You have the time stamp, why do you need "Thursday" or "Thursday Night". It is implicit in the time stamp. Granted, you may want to show your user that a specific time stamp is for a Thursday but then calculate the day when you need it.

lucy24

2:37 am on Mar 25, 2020 (gmt 0)

WebmasterWorld Senior Member 10+ Year Member Top Contributors Of The Month



<tangent>
array('Thursday', '2020-01-23T06:00:00-05:00', 'Thursday Night', '2020-01-23T18:00:00-05:00')
Why isn't this kind of thing done as a two-dimensional array?
array(
array('Thursday','2020-01-23T06:00:00-05:00'),
array('Thursday Night','2020-01-23T18:00:00-05:00')
)
and so on. It isn't a list of 28 things, but of 14 sets of two things.
</tangent>

JayDub

8:59 pm on Mar 25, 2020 (gmt 0)

5+ Year Member Top Contributors Of The Month



Why isn't this kind of thing done as a two-dimensional array?

Sometimes one decides to color outside the lines either out of necessity or just because they can ;)

csdude55

7:47 pm on Mar 26, 2020 (gmt 0)

WebmasterWorld Senior Member 10+ Year Member Top Contributors Of The Month



For some reason this isn't showing up under "My Threads", so sorry for the late reply!

I stopped working on this in January and went on to something else, with the plan of coming back to it later.
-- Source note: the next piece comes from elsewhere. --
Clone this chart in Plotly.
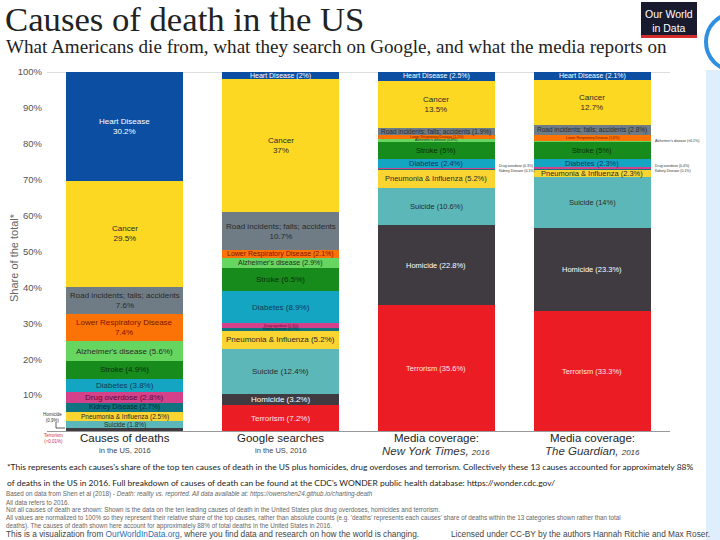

It's extremely complicated, though, because the XML feed has no documentation, and I end up with dozens of arrays that are pointing at one another. But one array might have 6 elements while another has 10, and somehow they're supposed to match up?

Let me get to a stopping point on my current project, and I'll come back to this with an example of the arrays I have to work with.